I told you awhile back about the girl who’s phone had the entry ICE (In Case of Emergency) that led to her sister being able to help her out.

There were discussions about how much info to enter into the phones, privacy issues, etc. Even Fossil Medic over at Firegeezer weighed in on the topic. (I just hate that old picture of me)

Not long ago I bumped into another ICE situation and knew I had to pass it along.


A caller states a man is on her doorstep, altered and incoherent.


Expecting one of our regulars we roll up to the address ready to pry a pickled retiree off the steps of the house. Shocked we were to find a young man, possibly in his early twenties, semi-conscious leaning up against a handrail.
We assist him to sit and begin our assessment. He is one of the kind of patients I love. You have to apply everything you learned in school to figure out what is pertinent and what isn’t.

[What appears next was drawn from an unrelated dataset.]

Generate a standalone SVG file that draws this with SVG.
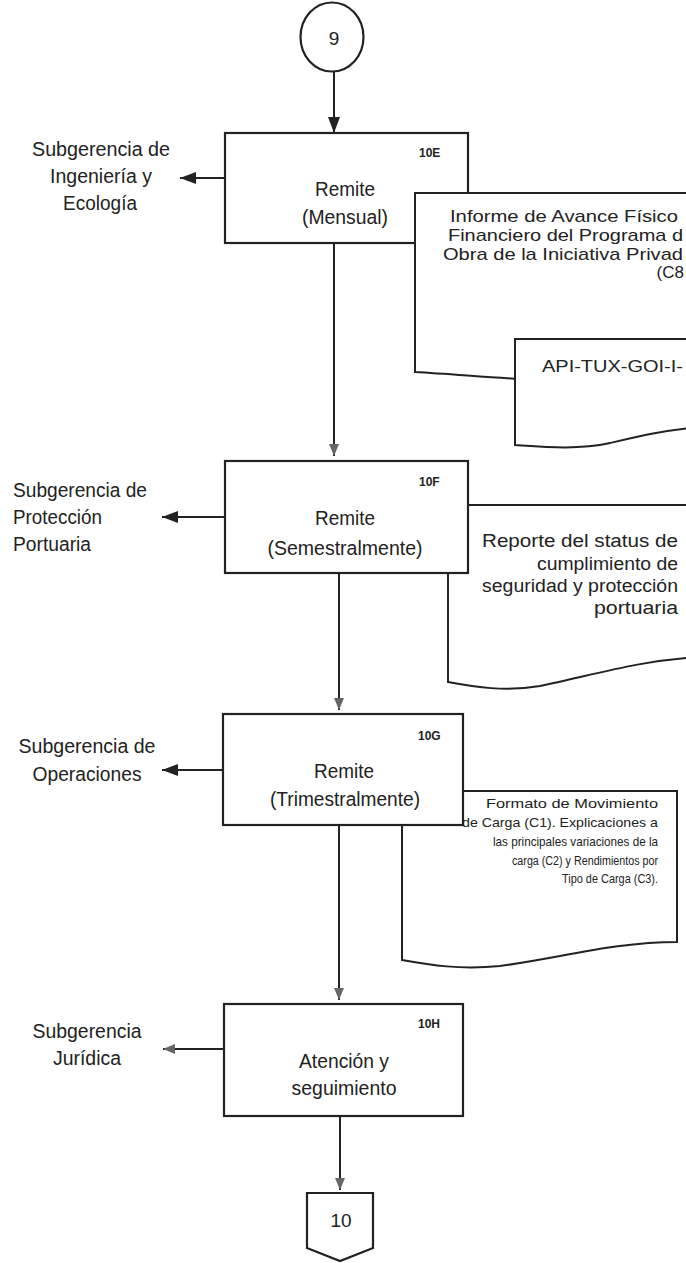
<svg xmlns="http://www.w3.org/2000/svg" width="686" height="1263" viewBox="0 0 686 1263">
<style>
text{font-family:"Liberation Sans",Arial,sans-serif;fill:#222}
.lbl{font-size:20px}
.bt{font-size:19.5px;text-anchor:middle}
.id{font-size:12px;font-weight:bold}
.d1{font-size:17px;text-anchor:end}
.d3{font-size:18px;text-anchor:end}
.d4{font-size:13px;text-anchor:end}
.d4s{font-size:12px;text-anchor:end}
.box{fill:#fff;stroke:#222;stroke-width:2.2}
.doc{fill:#fff;stroke:#222;stroke-width:2}
.ln{fill:none;stroke:#222;stroke-width:2}
</style>
<defs>
<marker id="ah" viewBox="0 0 16 12" refX="16" refY="6" markerWidth="16" markerHeight="12" markerUnits="userSpaceOnUse" orient="auto">
<path d="M0,0 L16,6 L0,12 z" fill="#222"/>
</marker>
<marker id="ahs" viewBox="0 0 12 10" refX="12" refY="5" markerWidth="12" markerHeight="10" markerUnits="userSpaceOnUse" orient="auto">
<path d="M0,0 L12,5 L0,10 z" fill="#666"/>
</marker>
</defs>

<g id="connectors">
<line class="ln" x1="334" y1="72" x2="334" y2="133" marker-end="url(#ah)"/>
<line class="ln" x1="225" y1="178" x2="180" y2="178" marker-end="url(#ah)"/>
<line class="ln" x1="334" y1="243" x2="334" y2="456" marker-end="url(#ahs)"/>
<line class="ln" x1="225" y1="517" x2="162" y2="517" marker-end="url(#ah)"/>
<line class="ln" x1="339" y1="573" x2="339" y2="710" marker-end="url(#ahs)"/>
<line class="ln" x1="223" y1="770" x2="162" y2="770" marker-end="url(#ah)"/>
<line class="ln" x1="339" y1="825" x2="339" y2="1000" marker-end="url(#ahs)"/>
<line class="ln" x1="224" y1="1049" x2="163" y2="1049" marker-end="url(#ahs)"/>
<line class="ln" x1="340" y1="1116" x2="340" y2="1190" marker-end="url(#ahs)"/>
</g>

<g id="start9">
<ellipse cx="332" cy="37" rx="31.5" ry="34.5" fill="#fff" stroke="#222" stroke-width="2.2"/>
<text x="334" y="45" font-size="19" text-anchor="middle">9</text>
</g>

<g id="lbl-ingenieria">
<text class="lbl" x="101" y="156" text-anchor="middle" textLength="138" lengthAdjust="spacingAndGlyphs">Subgerencia de</text>
<text class="lbl" x="101" y="183" text-anchor="middle" textLength="102" lengthAdjust="spacingAndGlyphs">Ingeniería y</text>
<text class="lbl" x="100" y="210" text-anchor="middle" textLength="74" lengthAdjust="spacingAndGlyphs">Ecología</text>
</g>

<g id="n10E">
<rect class="box" x="225" y="133" width="243" height="110"/>
<text class="id" x="419" y="157">10E</text>
<text class="bt" x="345" y="196" textLength="60" lengthAdjust="spacingAndGlyphs">Remite</text>
<text class="bt" x="345" y="224" textLength="86" lengthAdjust="spacingAndGlyphs">(Mensual)</text>
</g>

<g id="doc-informe">
<path class="doc" d="M700,193 L415,193 L415,372 C450,374 485,377 520,379 L700,379"/>
<text class="d1" x="678" y="222" textLength="228" lengthAdjust="spacingAndGlyphs">Informe de Avance Físico</text>
<text class="d1" x="683" y="241" textLength="235" lengthAdjust="spacingAndGlyphs">Financiero del Programa d</text>
<text class="d1" x="683" y="260" textLength="240" lengthAdjust="spacingAndGlyphs">Obra de la Iniciativa Privad</text>
<text class="d1" x="684" y="278">(C8</text>
</g>

<g id="doc-api">
<path class="doc" d="M700,339 L515,339 L515,445 C545,447 578,450 610,443 C640,436 665,430 700,427"/>
<text class="d1" x="683" y="372" textLength="141" lengthAdjust="spacingAndGlyphs">API-TUX-GOI-I-</text>
</g>

<g id="lbl-proteccion">
<text class="lbl" x="13" y="497" textLength="134" lengthAdjust="spacingAndGlyphs">Subgerencia de</text>
<text class="lbl" x="13" y="524" textLength="89" lengthAdjust="spacingAndGlyphs">Protección</text>
<text class="lbl" x="13" y="551" textLength="78" lengthAdjust="spacingAndGlyphs">Portuaria</text>
</g>

<g id="doc-reporte">
<path class="doc" d="M700,505 L448,505 L448,682 C475,687 505,692 540,686 C590,676 640,660 700,657"/>
<text class="d3" x="678" y="547" textLength="196" lengthAdjust="spacingAndGlyphs">Reporte del status de</text>
<text class="d3" x="678" y="570" textLength="141" lengthAdjust="spacingAndGlyphs">cumplimiento de</text>
<text class="d3" x="678" y="592" textLength="196" lengthAdjust="spacingAndGlyphs">seguridad y protección</text>
<text class="d3" x="678" y="614" textLength="84" lengthAdjust="spacingAndGlyphs">portuaria</text>
</g>

<g id="n10F">
<rect class="box" x="225" y="461" width="243" height="112"/>
<text class="id" x="419" y="486">10F</text>
<text class="bt" x="345" y="525" textLength="60" lengthAdjust="spacingAndGlyphs">Remite</text>
<text class="bt" x="345" y="555" textLength="155" lengthAdjust="spacingAndGlyphs">(Semestralmente)</text>
</g>

<g id="lbl-operaciones">
<text class="lbl" x="87" y="753" text-anchor="middle" textLength="137" lengthAdjust="spacingAndGlyphs">Subgerencia de</text>
<text class="lbl" x="87" y="781" text-anchor="middle" textLength="109" lengthAdjust="spacingAndGlyphs">Operaciones</text>
</g>

<g id="doc-formato">
<path class="doc" d="M677,791 L402,791 L402,960 C430,965 460,970 500,966 C560,958 615,942 677,942 Z"/>
<text class="d4" x="658" y="808" textLength="172" lengthAdjust="spacingAndGlyphs">Formato de Movimiento</text>
<text class="d4" x="658" y="827" textLength="196" lengthAdjust="spacingAndGlyphs">de Carga (C1). Explicaciones a</text>
<text class="d4" x="658" y="846" textLength="165" lengthAdjust="spacingAndGlyphs">las principales variaciones de la</text>
<text class="d4s" x="658" y="865" textLength="146" lengthAdjust="spacingAndGlyphs">carga (C2) y Rendimientos por</text>
<text class="d4s" x="658" y="883" textLength="96" lengthAdjust="spacingAndGlyphs">Tipo de Carga (C3).</text>
</g>

<g id="n10G">
<rect class="box" x="223" y="714" width="240" height="111"/>
<text class="id" x="418" y="740">10G</text>
<text class="bt" x="344" y="778" textLength="60" lengthAdjust="spacingAndGlyphs">Remite</text>
<text class="bt" x="345" y="806" textLength="150" lengthAdjust="spacingAndGlyphs">(Trimestralmente)</text>
</g>

<g id="lbl-juridica">
<text class="lbl" x="87" y="1038" text-anchor="middle" textLength="109" lengthAdjust="spacingAndGlyphs">Subgerencia</text>
<text class="lbl" x="87" y="1065" text-anchor="middle" textLength="68" lengthAdjust="spacingAndGlyphs">Jurídica</text>
</g>

<g id="n10H">
<rect class="box" x="224" y="1004" width="239" height="112"/>
<text class="id" x="418" y="1028">10H</text>
<text class="bt" x="344" y="1068" textLength="90" lengthAdjust="spacingAndGlyphs">Atención y</text>
<text class="bt" x="344" y="1095" textLength="105" lengthAdjust="spacingAndGlyphs">seguimiento</text>
</g>

<g id="offpage10">
<path class="box" d="M307,1193 L373,1193 L373,1248 L340,1261 L307,1248 Z"/>
<text x="341" y="1227" font-size="19" text-anchor="middle">10</text>
</g>
</svg>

My EMT partner gets a finger stick glucose of 69, looks up at me and says, “There you go.”

I am not so easily fooled. We’re finding no life threats, other than the brain’s inability to control the body, so we get him into my office and on some O2 to start.

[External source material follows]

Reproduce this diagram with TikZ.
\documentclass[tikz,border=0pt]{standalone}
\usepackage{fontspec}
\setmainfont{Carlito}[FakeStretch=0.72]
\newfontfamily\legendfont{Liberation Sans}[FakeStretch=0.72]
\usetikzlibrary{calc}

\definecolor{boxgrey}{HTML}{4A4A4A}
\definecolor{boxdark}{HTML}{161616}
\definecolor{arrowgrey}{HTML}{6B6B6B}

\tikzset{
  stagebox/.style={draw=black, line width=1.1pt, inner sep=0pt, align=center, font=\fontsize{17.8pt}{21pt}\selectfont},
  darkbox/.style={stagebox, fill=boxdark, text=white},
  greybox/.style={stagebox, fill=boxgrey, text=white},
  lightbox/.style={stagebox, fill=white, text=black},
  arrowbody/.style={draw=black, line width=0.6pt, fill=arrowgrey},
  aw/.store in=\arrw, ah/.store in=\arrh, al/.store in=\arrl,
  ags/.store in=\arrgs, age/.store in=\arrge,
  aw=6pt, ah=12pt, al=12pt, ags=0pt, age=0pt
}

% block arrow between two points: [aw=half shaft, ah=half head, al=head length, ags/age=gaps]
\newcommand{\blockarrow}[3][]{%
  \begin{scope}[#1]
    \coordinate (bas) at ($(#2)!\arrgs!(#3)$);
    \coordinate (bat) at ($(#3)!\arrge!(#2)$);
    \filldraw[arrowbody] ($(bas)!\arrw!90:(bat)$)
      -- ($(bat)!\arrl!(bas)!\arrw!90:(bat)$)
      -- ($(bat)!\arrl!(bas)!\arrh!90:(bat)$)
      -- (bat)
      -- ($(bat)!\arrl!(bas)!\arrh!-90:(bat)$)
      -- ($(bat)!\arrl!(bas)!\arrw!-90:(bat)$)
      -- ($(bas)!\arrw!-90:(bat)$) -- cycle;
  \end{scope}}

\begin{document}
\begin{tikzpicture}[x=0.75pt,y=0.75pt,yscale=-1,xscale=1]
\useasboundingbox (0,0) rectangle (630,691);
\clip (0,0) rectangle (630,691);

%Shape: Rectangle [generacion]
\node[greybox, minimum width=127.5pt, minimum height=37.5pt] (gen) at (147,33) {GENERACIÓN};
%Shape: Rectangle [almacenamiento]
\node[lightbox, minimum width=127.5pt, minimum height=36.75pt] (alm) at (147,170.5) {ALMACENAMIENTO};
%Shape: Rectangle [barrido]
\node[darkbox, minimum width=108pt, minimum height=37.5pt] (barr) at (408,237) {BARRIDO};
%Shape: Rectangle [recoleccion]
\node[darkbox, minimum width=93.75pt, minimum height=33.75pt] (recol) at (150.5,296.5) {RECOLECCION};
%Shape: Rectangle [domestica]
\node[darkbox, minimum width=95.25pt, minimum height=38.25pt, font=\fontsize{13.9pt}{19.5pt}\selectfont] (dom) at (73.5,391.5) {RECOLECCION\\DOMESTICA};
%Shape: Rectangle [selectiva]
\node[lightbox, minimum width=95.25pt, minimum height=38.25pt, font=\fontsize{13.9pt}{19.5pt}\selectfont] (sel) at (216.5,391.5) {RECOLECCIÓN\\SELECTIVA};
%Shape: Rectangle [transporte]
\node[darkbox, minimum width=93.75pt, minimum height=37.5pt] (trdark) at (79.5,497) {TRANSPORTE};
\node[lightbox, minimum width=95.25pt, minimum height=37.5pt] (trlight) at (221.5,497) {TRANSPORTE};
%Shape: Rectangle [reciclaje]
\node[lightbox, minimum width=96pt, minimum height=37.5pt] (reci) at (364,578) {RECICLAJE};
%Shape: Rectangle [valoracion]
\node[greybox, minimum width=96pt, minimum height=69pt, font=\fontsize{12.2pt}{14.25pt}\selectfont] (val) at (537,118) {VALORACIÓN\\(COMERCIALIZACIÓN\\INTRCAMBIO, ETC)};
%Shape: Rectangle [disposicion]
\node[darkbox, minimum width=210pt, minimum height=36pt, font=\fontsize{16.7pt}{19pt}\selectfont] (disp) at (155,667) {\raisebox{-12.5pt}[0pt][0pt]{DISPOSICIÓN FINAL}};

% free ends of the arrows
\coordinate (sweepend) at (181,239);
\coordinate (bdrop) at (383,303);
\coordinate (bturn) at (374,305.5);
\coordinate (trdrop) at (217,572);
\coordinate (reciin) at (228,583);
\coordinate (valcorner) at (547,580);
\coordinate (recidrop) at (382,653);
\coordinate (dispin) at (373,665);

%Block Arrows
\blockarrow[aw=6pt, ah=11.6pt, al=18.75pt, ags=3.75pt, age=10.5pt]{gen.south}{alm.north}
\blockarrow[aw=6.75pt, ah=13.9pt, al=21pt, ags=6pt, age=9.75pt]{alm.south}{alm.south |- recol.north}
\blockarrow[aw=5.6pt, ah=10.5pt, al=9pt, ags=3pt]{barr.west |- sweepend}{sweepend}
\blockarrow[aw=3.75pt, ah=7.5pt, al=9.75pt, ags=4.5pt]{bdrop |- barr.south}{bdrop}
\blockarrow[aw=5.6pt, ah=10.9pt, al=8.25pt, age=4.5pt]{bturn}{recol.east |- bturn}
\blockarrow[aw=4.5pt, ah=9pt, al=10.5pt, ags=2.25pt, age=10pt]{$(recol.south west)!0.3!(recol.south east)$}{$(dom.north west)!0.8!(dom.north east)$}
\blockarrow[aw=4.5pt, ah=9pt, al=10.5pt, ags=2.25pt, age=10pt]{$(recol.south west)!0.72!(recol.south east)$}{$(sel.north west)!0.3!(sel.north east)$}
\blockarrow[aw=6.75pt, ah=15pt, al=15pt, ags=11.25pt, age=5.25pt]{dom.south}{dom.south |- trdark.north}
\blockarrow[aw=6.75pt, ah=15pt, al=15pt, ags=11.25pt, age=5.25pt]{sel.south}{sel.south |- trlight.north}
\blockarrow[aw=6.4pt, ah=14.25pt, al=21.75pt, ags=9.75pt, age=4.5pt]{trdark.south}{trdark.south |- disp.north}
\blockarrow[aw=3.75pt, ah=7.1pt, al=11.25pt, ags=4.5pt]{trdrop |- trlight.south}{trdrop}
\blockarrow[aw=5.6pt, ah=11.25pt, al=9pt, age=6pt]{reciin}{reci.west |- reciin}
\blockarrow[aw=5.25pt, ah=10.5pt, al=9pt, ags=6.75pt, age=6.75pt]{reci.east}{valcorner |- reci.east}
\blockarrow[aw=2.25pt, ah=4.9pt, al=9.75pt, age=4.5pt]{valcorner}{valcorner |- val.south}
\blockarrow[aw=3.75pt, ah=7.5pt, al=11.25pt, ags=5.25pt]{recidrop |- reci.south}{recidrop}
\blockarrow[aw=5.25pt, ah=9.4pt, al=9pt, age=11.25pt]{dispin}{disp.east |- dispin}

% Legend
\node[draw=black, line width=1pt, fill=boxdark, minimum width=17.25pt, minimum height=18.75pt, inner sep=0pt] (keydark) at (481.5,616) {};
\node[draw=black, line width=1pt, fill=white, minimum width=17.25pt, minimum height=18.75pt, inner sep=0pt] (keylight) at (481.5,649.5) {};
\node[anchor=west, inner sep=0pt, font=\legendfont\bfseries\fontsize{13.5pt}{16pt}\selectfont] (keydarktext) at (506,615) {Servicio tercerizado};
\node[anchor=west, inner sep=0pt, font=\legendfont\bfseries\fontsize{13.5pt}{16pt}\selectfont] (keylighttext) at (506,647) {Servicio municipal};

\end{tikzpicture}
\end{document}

Monitor shows Normal Sinus Rhythm at 90.
BP was unremarkable, in the 130’s if I recall with a good diastolic to match.
Pupils were at 3 and reactive.
No evidence of ingestion or injection.
Physical exam finds skin is warm, not hot, no trauma noted.
He’s trying to speak, slurring really, seems postictal to me but something just isn’t right. He’s ABOVE the level he should be post seizure. You know the patient, semi-conscious, altered, then you administer O2, maybe a little glucose paste as they perk up and viola, they tell you they have seizures.

But this kid bothered me. Something was off.

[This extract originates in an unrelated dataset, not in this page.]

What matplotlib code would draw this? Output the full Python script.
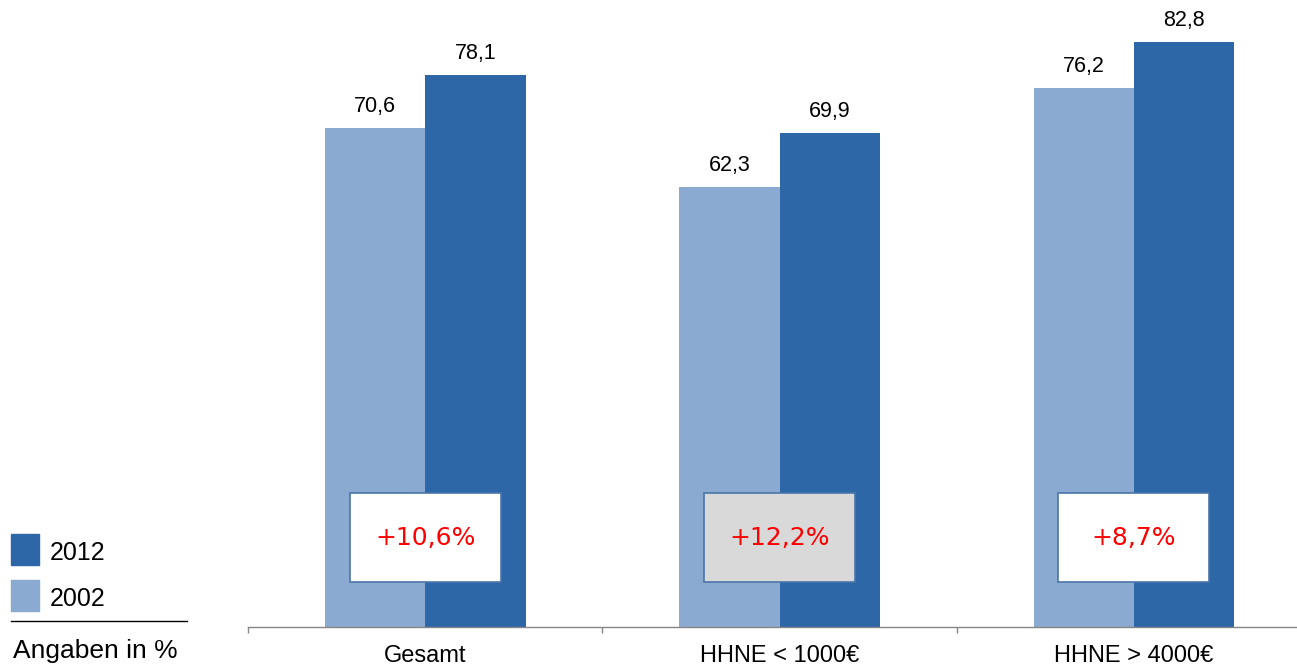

We performed a field surgical walletectomy and found he lived in another part of town completely. To even get to where he was was at least 2 or 3 bus transfers and it’s not like we’re in the drug neighborhood either.

Then I find his cell phone.ICE is the first entry and I hit send.

A woman answers and I explain my situation and she is near hysterics.
“Where is he?! We’ve been looking everywhere!”
Turns out our friend is autistic.
I looked over at him again and it clicked clear as day.

What we perceived as an altered state was a tired, lost and confused low functioning autism sufferer. Not the autism label they give to kids who read slow so schools can get more funding, closer to Dustin Hoffman counting tooth picks autism. Only exhausted and afraid.

We bundled him up and turned the radio to his favorite music station while Mom made the 20 minute drive to get him. When she arrived and climbed in his face changed and turned towards her, reaching for a long hug.

Had he lost his phone or not had an easy to find entry, he might have had to wait in the ER for hours while someone tried to figure out what was “wrong” with him when all he needed was mom.